I have boundless admiration for people who work hard at whatever they do, whether it's a career or a hobby or an art. I've always wanted to be one of those people who never seemed to sit still, who blaze through the house like a tornado in reverse and leave a trail of organization and creative genius in their wake. My personality seems to fit the role-- I'm passionate to an extreme degree, I see my home as my own personal blank canvas, and I like waking up fairly early. But you know what, folks?
I am lazy.
There, after two decades of being in denial, I'm finally committing it to print. Laugh if you like; this is not easy. Seriously. At every turn in my life, I try to make the choice that a hardworking person would make, and I've been telling myself that this means I'm a hard worker, too.
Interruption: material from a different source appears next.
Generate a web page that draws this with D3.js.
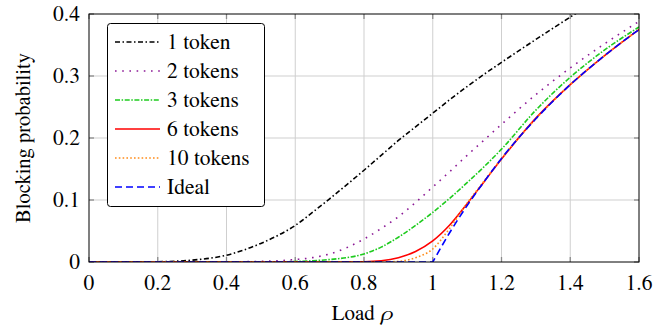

I've been hauling around two decades' worth of guilt over silly things that it turns out I really enjoy doing:
staring out of the window and watching the neighbors
taking two hours to finish a cup of tea
extending my shower by a good ten minutes after I've finished washing
poking around on the internet and reading cheesy advice columns
looking at my own photo albums ad nauseum
hemming and hawing about what shoes to wear
eating food because I'm bored
Without getting too introspective, here's the conclusion I've reached: somewhere along the line I seem to have decided that lazy activities have less value than hardworking activities, when in truth I think I need a good helping of both in my life. I'll still try my very best to be an industrious person, but I have decided to stop flagellating myself for those moments when I realize I've just been blissfully spacing out. With those moments occurring less and less frequently anyway, I'll chalk it up to a quality of life issue and just enjoy it. Now if you'll excuse me, I'm off to ignore the laundry while eating ice cream and staring at the TV.